— Start LISTED ENTRIES —
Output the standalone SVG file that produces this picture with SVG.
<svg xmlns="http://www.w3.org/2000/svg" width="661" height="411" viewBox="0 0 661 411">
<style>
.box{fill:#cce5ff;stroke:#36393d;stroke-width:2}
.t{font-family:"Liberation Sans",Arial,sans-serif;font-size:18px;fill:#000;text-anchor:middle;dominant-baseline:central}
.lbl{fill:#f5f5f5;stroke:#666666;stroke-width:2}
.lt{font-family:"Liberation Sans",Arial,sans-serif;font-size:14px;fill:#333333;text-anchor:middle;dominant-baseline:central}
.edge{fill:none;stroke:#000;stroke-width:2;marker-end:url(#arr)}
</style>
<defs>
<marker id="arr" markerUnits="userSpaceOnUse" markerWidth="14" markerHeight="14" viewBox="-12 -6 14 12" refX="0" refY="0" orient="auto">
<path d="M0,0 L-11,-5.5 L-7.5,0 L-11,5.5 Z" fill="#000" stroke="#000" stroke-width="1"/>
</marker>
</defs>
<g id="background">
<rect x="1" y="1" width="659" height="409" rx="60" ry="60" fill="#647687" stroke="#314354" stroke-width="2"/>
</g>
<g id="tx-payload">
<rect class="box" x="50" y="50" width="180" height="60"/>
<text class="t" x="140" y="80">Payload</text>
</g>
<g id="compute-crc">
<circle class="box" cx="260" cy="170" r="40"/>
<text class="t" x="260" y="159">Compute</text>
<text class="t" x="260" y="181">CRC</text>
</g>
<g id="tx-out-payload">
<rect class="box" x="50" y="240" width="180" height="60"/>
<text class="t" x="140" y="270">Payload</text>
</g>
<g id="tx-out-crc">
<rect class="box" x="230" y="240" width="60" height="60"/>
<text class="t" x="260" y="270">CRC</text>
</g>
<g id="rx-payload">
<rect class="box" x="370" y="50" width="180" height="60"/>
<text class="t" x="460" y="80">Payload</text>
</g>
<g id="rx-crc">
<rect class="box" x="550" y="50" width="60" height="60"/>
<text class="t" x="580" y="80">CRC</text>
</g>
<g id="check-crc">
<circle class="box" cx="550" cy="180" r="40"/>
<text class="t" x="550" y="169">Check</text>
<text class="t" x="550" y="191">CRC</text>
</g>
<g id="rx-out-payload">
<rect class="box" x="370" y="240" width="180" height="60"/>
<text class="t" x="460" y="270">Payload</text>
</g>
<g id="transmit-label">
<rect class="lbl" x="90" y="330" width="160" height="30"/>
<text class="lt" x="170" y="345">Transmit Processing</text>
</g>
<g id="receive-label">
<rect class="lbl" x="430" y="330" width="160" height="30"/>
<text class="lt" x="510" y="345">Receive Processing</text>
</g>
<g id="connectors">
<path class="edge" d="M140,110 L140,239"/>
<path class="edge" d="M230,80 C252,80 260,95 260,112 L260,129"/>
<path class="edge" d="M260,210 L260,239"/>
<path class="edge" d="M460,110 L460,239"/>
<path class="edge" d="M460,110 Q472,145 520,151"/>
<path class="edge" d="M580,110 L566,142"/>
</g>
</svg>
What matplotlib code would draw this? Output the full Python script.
— End LISTED ENTRIES —
» AIM OF THE EXERCISE: Transcribe the full listing above without leaving anything out.

» SOLUTION FOR THIS TASK:
Output the standalone SVG file that produces this picture with SVG.
<svg xmlns="http://www.w3.org/2000/svg" width="661" height="411" viewBox="0 0 661 411">
<style>
.box{fill:#cce5ff;stroke:#36393d;stroke-width:2}
.t{font-family:"Liberation Sans",Arial,sans-serif;font-size:18px;fill:#000;text-anchor:middle;dominant-baseline:central}
.lbl{fill:#f5f5f5;stroke:#666666;stroke-width:2}
.lt{font-family:"Liberation Sans",Arial,sans-serif;font-size:14px;fill:#333333;text-anchor:middle;dominant-baseline:central}
.edge{fill:none;stroke:#000;stroke-width:2;marker-end:url(#arr)}
</style>
<defs>
<marker id="arr" markerUnits="userSpaceOnUse" markerWidth="14" markerHeight="14" viewBox="-12 -6 14 12" refX="0" refY="0" orient="auto">
<path d="M0,0 L-11,-5.5 L-7.5,0 L-11,5.5 Z" fill="#000" stroke="#000" stroke-width="1"/>
</marker>
</defs>
<g id="background">
<rect x="1" y="1" width="659" height="409" rx="60" ry="60" fill="#647687" stroke="#314354" stroke-width="2"/>
</g>
<g id="tx-payload">
<rect class="box" x="50" y="50" width="180" height="60"/>
<text class="t" x="140" y="80">Payload</text>
</g>
<g id="compute-crc">
<circle class="box" cx="260" cy="170" r="40"/>
<text class="t" x="260" y="159">Compute</text>
<text class="t" x="260" y="181">CRC</text>
</g>
<g id="tx-out-payload">
<rect class="box" x="50" y="240" width="180" height="60"/>
<text class="t" x="140" y="270">Payload</text>
</g>
<g id="tx-out-crc">
<rect class="box" x="230" y="240" width="60" height="60"/>
<text class="t" x="260" y="270">CRC</text>
</g>
<g id="rx-payload">
<rect class="box" x="370" y="50" width="180" height="60"/>
<text class="t" x="460" y="80">Payload</text>
</g>
<g id="rx-crc">
<rect class="box" x="550" y="50" width="60" height="60"/>
<text class="t" x="580" y="80">CRC</text>
</g>
<g id="check-crc">
<circle class="box" cx="550" cy="180" r="40"/>
<text class="t" x="550" y="169">Check</text>
<text class="t" x="550" y="191">CRC</text>
</g>
<g id="rx-out-payload">
<rect class="box" x="370" y="240" width="180" height="60"/>
<text class="t" x="460" y="270">Payload</text>
</g>
<g id="transmit-label">
<rect class="lbl" x="90" y="330" width="160" height="30"/>
<text class="lt" x="170" y="345">Transmit Processing</text>
</g>
<g id="receive-label">
<rect class="lbl" x="430" y="330" width="160" height="30"/>
<text class="lt" x="510" y="345">Receive Processing</text>
</g>
<g id="connectors">
<path class="edge" d="M140,110 L140,239"/>
<path class="edge" d="M230,80 C252,80 260,95 260,112 L260,129"/>
<path class="edge" d="M260,210 L260,239"/>
<path class="edge" d="M460,110 L460,239"/>
<path class="edge" d="M460,110 Q472,145 520,151"/>
<path class="edge" d="M580,110 L566,142"/>
</g>
</svg>
What matplotlib code would draw this? Output the full Python script.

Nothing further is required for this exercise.